:: Collected data ::

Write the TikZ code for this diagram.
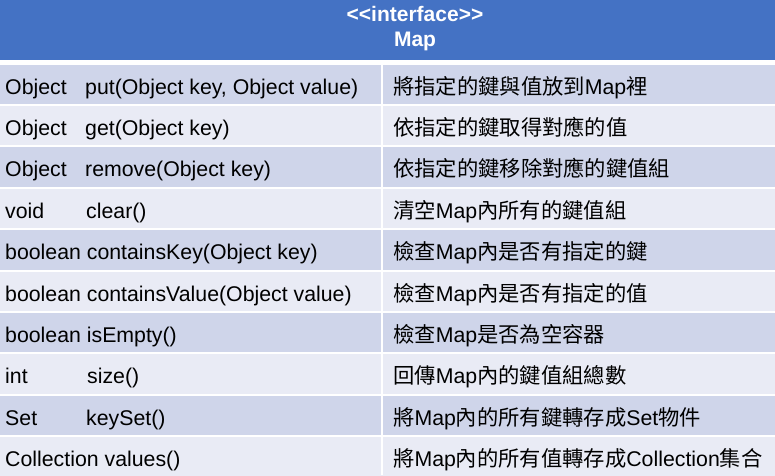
\documentclass[tikz,border=0pt]{standalone}
\usepackage{fontspec}
\setmainfont{Liberation Sans}
\newfontfamily\zh{Noto Sans CJK TC}
\definecolor{headblue}{HTML}{4472C4}
\definecolor{rowdark}{HTML}{CFD5EA}
\definecolor{rowlight}{HTML}{E9EBF5}

\begin{document}
\begin{tikzpicture}[x=1pt,y=-1pt,
  cell/.style={anchor=base west,inner sep=0pt,font=\fontsize{21.3}{25}\selectfont},
  head/.style={anchor=base,inner sep=0pt,text=white,font=\fontsize{21}{25}\bfseries\selectfont}]
\useasboundingbox (0,0) rectangle (775,475);
\fill[white] (0,0) rectangle (775,475);
\fill[headblue] (0,0) rectangle (775,60);
\foreach \i in {0,2,...,8}
  \fill[rowdark] (0,{63.6+41.4*\i}) rectangle (775,{63.6+41.4*(\i+1)});
\foreach \i in {1,3,...,9}
  \fill[rowlight] (0,{63.6+41.4*\i}) rectangle (775,{63.6+41.4*(\i+1)});
\fill[white] (0,60) rectangle (775,65);
\foreach \i in {1,...,9}
  \draw[white,line width=2pt] (0,{63.6+41.4*\i}) -- (775,{63.6+41.4*\i});
\draw[white,line width=2pt] (382,65) -- (382,475);

\node [head] (iface) at (415,21.7) {{<}{<}interface{>}{>}};
\node [head] (mapname) at (415,46.7) {Map};

\node [cell] (t1) at (5,94) {Object};
\node [cell] (m1) at (85,94) {put(Object key, Object value)};
\node [cell] (d1) at (393,94) {{\zh 將指定的鍵與值放到}Map{\zh 裡}};

\node [cell] (t2) at (5,135.4) {Object};
\node [cell] (m2) at (85,135.4) {get(Object key)};
\node [cell] (d2) at (393,135.4) {\zh 依指定的鍵取得對應的值};

\node [cell] (t3) at (5,176.8) {Object};
\node [cell] (m3) at (85,176.8) {remove(Object key)};
\node [cell] (d3) at (393,176.8) {\zh 依指定的鍵移除對應的鍵值組};

\node [cell] (t4) at (5,218.2) {void};
\node [cell] (m4) at (86,218.2) {clear()};
\node [cell] (d4) at (393,218.2) {{\zh 清空}Map{\zh 內所有的鍵值組}};

\node [cell] (m5) at (5,259.6) {boolean containsKey(Object key)};
\node [cell] (d5) at (393,259.6) {{\zh 檢查}Map{\zh 內是否有指定的鍵}};

\node [cell] (m6) at (5,301) {boolean containsValue(Object value)};
\node [cell] (d6) at (393,301) {{\zh 檢查}Map{\zh 內是否有指定的值}};

\node [cell] (m7) at (5,342.4) {boolean isEmpty()};
\node [cell] (d7) at (393,342.4) {{\zh 檢查}Map{\zh 是否為空容器}};

\node [cell] (t8) at (5,383.8) {int};
\node [cell] (m8) at (87,383.8) {size()};
\node [cell] (d8) at (393,383.8) {{\zh 回傳}Map{\zh 內的鍵值組總數}};

\node [cell] (t9) at (5,425.2) {Set};
\node [cell] (m9) at (86,425.2) {keySet()};
\node [cell] (d9) at (393,425.2) {{\zh 將}Map{\zh 內的所有鍵轉存成}Set{\zh 物件}};

\node [cell] (m10) at (5,466) {Collection values()};
\node [cell] (d10) at (393,466) {{\zh 將}Map{\zh 內的所有值轉存成}Collection{\zh 集合}};
\end{tikzpicture}
\end{document}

:::

Exercise description
Write out the listing word for word, omitting the pictures it holds.

Correct response
Write the TikZ code for this diagram.
\documentclass[tikz,border=0pt]{standalone}
\usepackage{fontspec}
\setmainfont{Liberation Sans}
\newfontfamily\zh{Noto Sans CJK TC}
\definecolor{headblue}{HTML}{4472C4}
\definecolor{rowdark}{HTML}{CFD5EA}
\definecolor{rowlight}{HTML}{E9EBF5}

\begin{document}
\begin{tikzpicture}[x=1pt,y=-1pt,
  cell/.style={anchor=base west,inner sep=0pt,font=\fontsize{21.3}{25}\selectfont},
  head/.style={anchor=base,inner sep=0pt,text=white,font=\fontsize{21}{25}\bfseries\selectfont}]
\useasboundingbox (0,0) rectangle (775,475);
\fill[white] (0,0) rectangle (775,475);
\fill[headblue] (0,0) rectangle (775,60);
\foreach \i in {0,2,...,8}
  \fill[rowdark] (0,{63.6+41.4*\i}) rectangle (775,{63.6+41.4*(\i+1)});
\foreach \i in {1,3,...,9}
  \fill[rowlight] (0,{63.6+41.4*\i}) rectangle (775,{63.6+41.4*(\i+1)});
\fill[white] (0,60) rectangle (775,65);
\foreach \i in {1,...,9}
  \draw[white,line width=2pt] (0,{63.6+41.4*\i}) -- (775,{63.6+41.4*\i});
\draw[white,line width=2pt] (382,65) -- (382,475);

\node [head] (iface) at (415,21.7) {{<}{<}interface{>}{>}};
\node [head] (mapname) at (415,46.7) {Map};

\node [cell] (t1) at (5,94) {Object};
\node [cell] (m1) at (85,94) {put(Object key, Object value)};
\node [cell] (d1) at (393,94) {{\zh 將指定的鍵與值放到}Map{\zh 裡}};

\node [cell] (t2) at (5,135.4) {Object};
\node [cell] (m2) at (85,135.4) {get(Object key)};
\node [cell] (d2) at (393,135.4) {\zh 依指定的鍵取得對應的值};

\node [cell] (t3) at (5,176.8) {Object};
\node [cell] (m3) at (85,176.8) {remove(Object key)};
\node [cell] (d3) at (393,176.8) {\zh 依指定的鍵移除對應的鍵值組};

\node [cell] (t4) at (5,218.2) {void};
\node [cell] (m4) at (86,218.2) {clear()};
\node [cell] (d4) at (393,218.2) {{\zh 清空}Map{\zh 內所有的鍵值組}};

\node [cell] (m5) at (5,259.6) {boolean containsKey(Object key)};
\node [cell] (d5) at (393,259.6) {{\zh 檢查}Map{\zh 內是否有指定的鍵}};

\node [cell] (m6) at (5,301) {boolean containsValue(Object value)};
\node [cell] (d6) at (393,301) {{\zh 檢查}Map{\zh 內是否有指定的值}};

\node [cell] (m7) at (5,342.4) {boolean isEmpty()};
\node [cell] (d7) at (393,342.4) {{\zh 檢查}Map{\zh 是否為空容器}};

\node [cell] (t8) at (5,383.8) {int};
\node [cell] (m8) at (87,383.8) {size()};
\node [cell] (d8) at (393,383.8) {{\zh 回傳}Map{\zh 內的鍵值組總數}};

\node [cell] (t9) at (5,425.2) {Set};
\node [cell] (m9) at (86,425.2) {keySet()};
\node [cell] (d9) at (393,425.2) {{\zh 將}Map{\zh 內的所有鍵轉存成}Set{\zh 物件}};

\node [cell] (m10) at (5,466) {Collection values()};
\node [cell] (d10) at (393,466) {{\zh 將}Map{\zh 內的所有值轉存成}Collection{\zh 集合}};
\end{tikzpicture}
\end{document}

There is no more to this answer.